Die Grünen bringen immer mehr Argumente ins Gespräch, die eine lückenlose Kontrolle der Brennelementefabrik in China unmöglich erscheinen lassen. Es sei doch nicht auszuschließen, sagt Bütikofer jetzt, dass die Anlage in einzelne Komponenten zerlegt werde. In dem Fall wäre eine Kontrolle dann „nicht mehr möglich“, meint Göring-Eckardt. Die Verwendung der einzelnen Teile der Plutoniumfabrik könne kaum nachverfolgt und überprüft werden. Die Fraktionschefin stellt also die nächste Bedingung auf: „China muss sich verpflichten, die Anlage nicht in Einzelteile zu zerlegen.“
Es ist nicht so richtig klar, ob die Grünen innerlich wirklich davon überzeugt sind, das Atomgeschäft zwischen Siemens und China noch verhindern zu können. Von einem Gutachten des Bundesjustizministeriums, das die Genehmigung eindeutig befürwortet, lassen sie sich jedenfalls nicht aus der Ruhe bringen.
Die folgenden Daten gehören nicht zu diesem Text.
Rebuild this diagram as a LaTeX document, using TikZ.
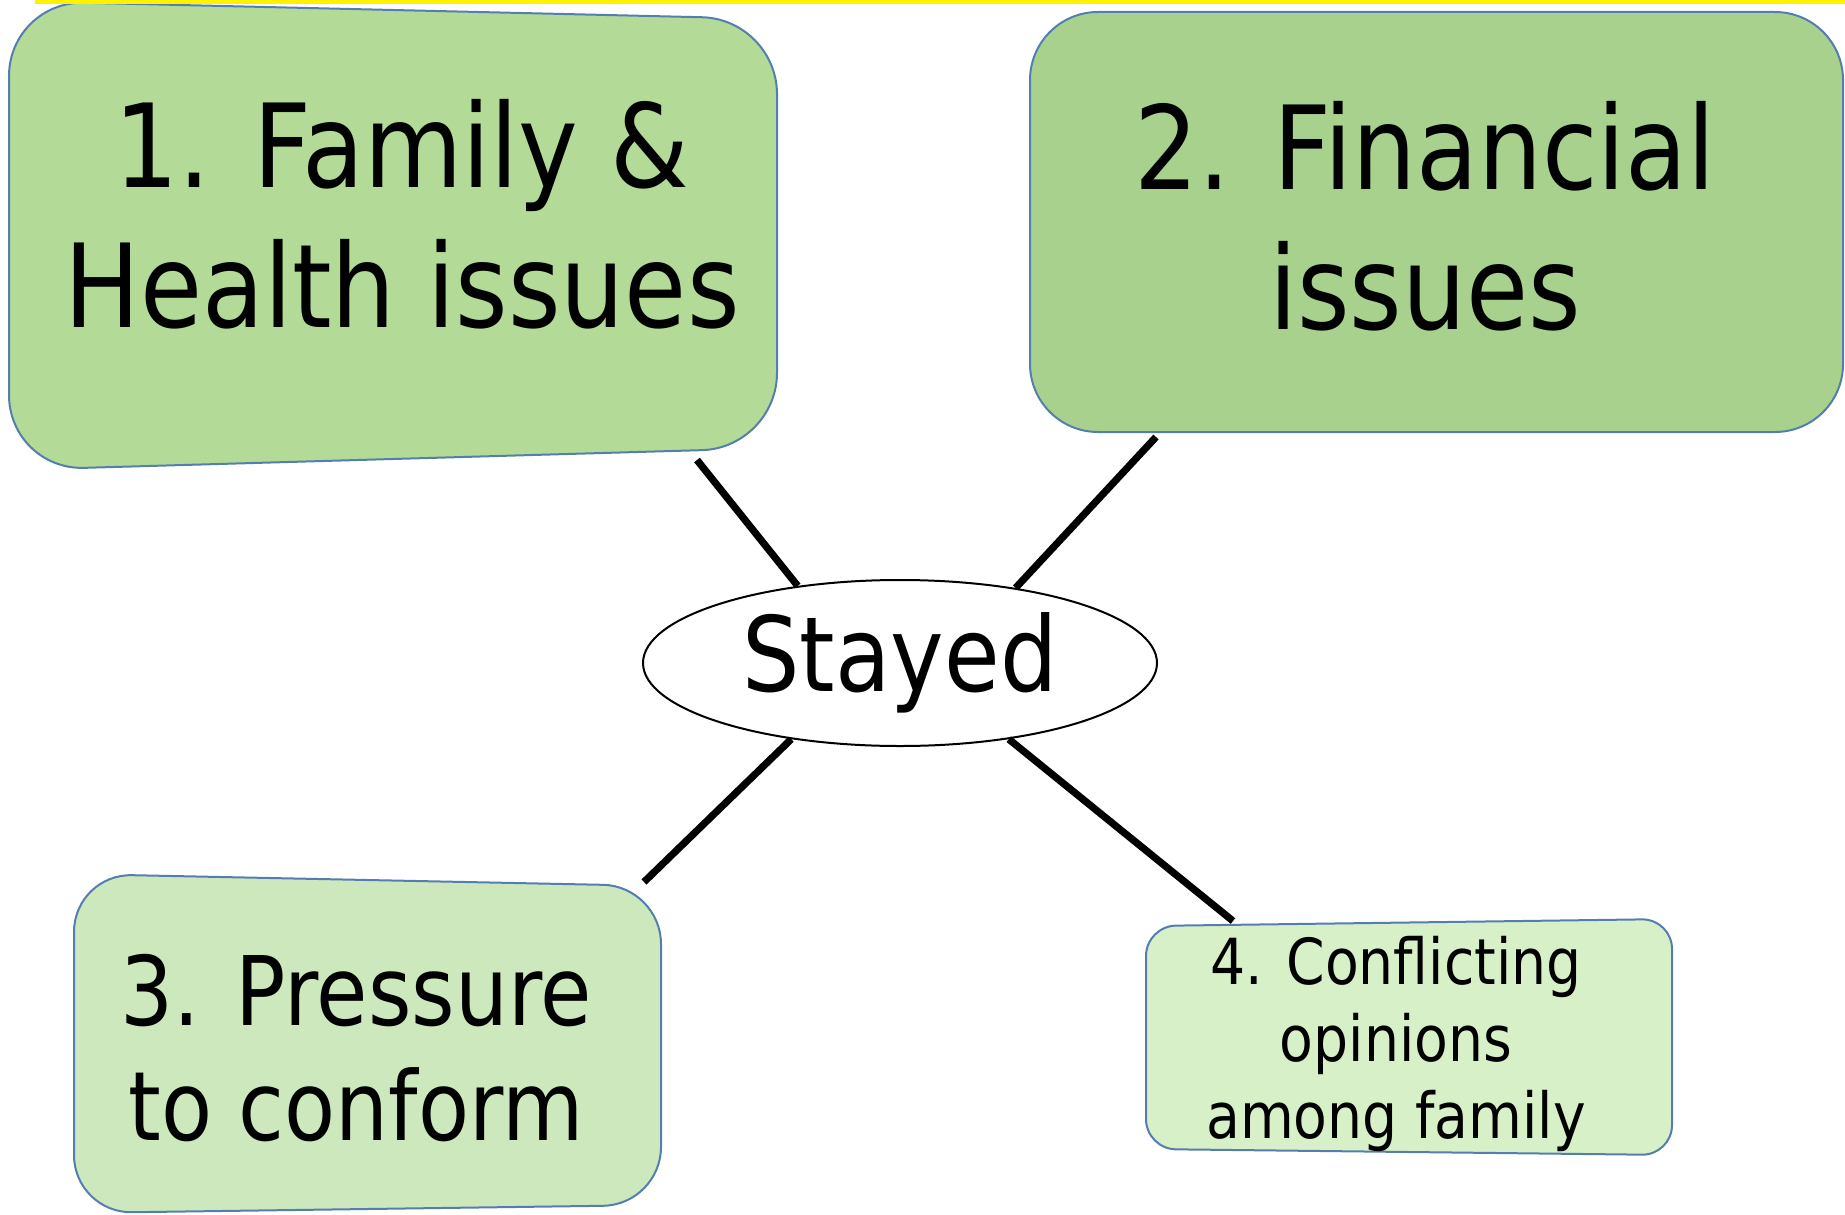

Bütikofer spricht spöttisch von einer „kurzen Darlegung“ aus dem Ministerium, die „offenkundig zu einem Zeitpunkt erstellt wurde, an dem die wesentlichen Fakten noch gar nicht alle bekannt waren“. Tatsächlich war das Gutachten bereits fertig, bevor die Fraktionen von SPD und Grünen am 9. Dezember ihre politischen Bedingungen für den Atomexport formulierten. Ein Gegengutachten von Greenpeace hingegen, wonach die Regierung den Export ablehnen müsse, hält der grüne Parteichef für „hochinteressant“. Die Energiepolitikerin Michaele Hustedt hat die Greenpeace-Atomexperten für den heutigen Freitag in die Bundestagsfraktion nach Berlin eingeladen, um das Gutachten zu erläutern. Mit Zermürben kennt sich Greenpeace ja aus.
Die größte Hürde haben die Grünen noch nicht genommen: Der Kanzler will Siemens den Atomexport ermöglichen. In Schröders Umgebung heißt es, das Geschäft sei schon so gut wie durch. Anfang kommenden Jahres werde es genehmigt. Und selbst die SPD sucht mit ihrer Kritik nur nach Wegen, den Export abzusichern. Die Grünen hingehen wollen ihn verhindern.
Wenn die Hanauer MOX-Fabrik nach China verkauft wird, sehen die Grünen jedoch alt aus, selbst mit der schriftlichen Garantie der Chinesen, die Anlage nur zivil nutzen zu wollen. Ihr eigener Sicherheitsexperte, Winfried Nachtwei, nämlich hat bereits zu Protokoll gegeben, was die meisten in der Partei denken: „Nur die Verschrottung der Anlage garantiert, dass eine Nutzung in einem militärischen Kontext ausgeschlossen ist.“ Der grünen Partei- und Fraktionsführung hat es gar nicht gefallen, dass sich Nachtwei derart kategorisch festlegte. Denn neben der Zermürbungstaktik verstehen die grünen Spitzenleute auch was von Machttaktik. Wenn der Atomexport doch genehmigt wird, werden Bütikofer und Göring-Eckardt erklären müssen, warum das Geschäft am Ende doch noch akzeptabel sei. Notgedrungen.